本能寺の変に「黒幕」はいたのか?たぶん明智光秀の単独犯行だった「四国政策転換説」を紹介【後編】:3ページ目
四国征伐の大将になれず……
光秀は信長の信頼を取り戻すためには、何としてでも四国征伐の指揮官を拝命し、長宗我部を織田の軍門に下すよりありません。
が、天正10年(1582年)5月。信長は三男の信孝を四国征伐の総大将、丹羽長秀を副将としました。
信長は光秀と長宗我部の関係を懸念しており、総大将にすると手を抜くリスクが高いと判断したのでしょう。
四国征伐から外されてしまった光秀は、中国方面で戦っている羽柴秀吉の援軍として向かうことになります。
それにしても、信頼を回復したいなら秀吉の下で真面目に努めればよかろうに、なぜ謀叛を早まってしまったのでしょうか。

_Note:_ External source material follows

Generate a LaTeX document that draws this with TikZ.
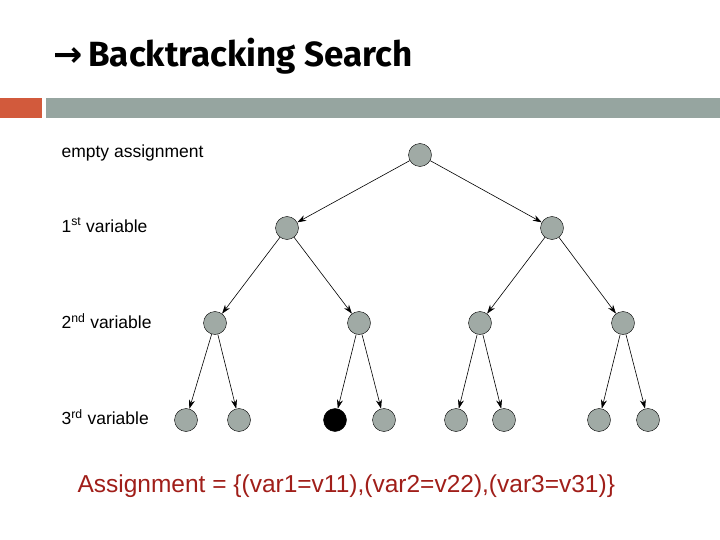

『当代記』によると光秀は当年67歳(諸説あり)。羽柴秀吉46歳、丹羽長秀48歳、滝川一益58歳、柴田勝家56~61歳に比べて織田家中でもかなりの高齢。
さる天正8年(1580年)には、老臣の佐久間信盛(さくま のぶもり)や林秀貞(はやし ひでさだ)らが相次いで追放されています。信長の信任を失った光秀が、役立たずとして粛清されてしまうことを恐れた可能性も十分にあり得るでしょう。
もはや織田家中に希望がなくなった(と思い込んだ)光秀が、信長の油断によって生じた千載一遇の好機を逃さず謀叛に踏み切った……とする四国政策転換説。
戦前から徳富蘇峰(とくとみ そほう)らが指摘している説でしたが、近年では有力視が強まっているとか。
今も決着を見ていない「本能寺の変に黒幕はいるのか問題」。今後の研究による解明が俟たれますね!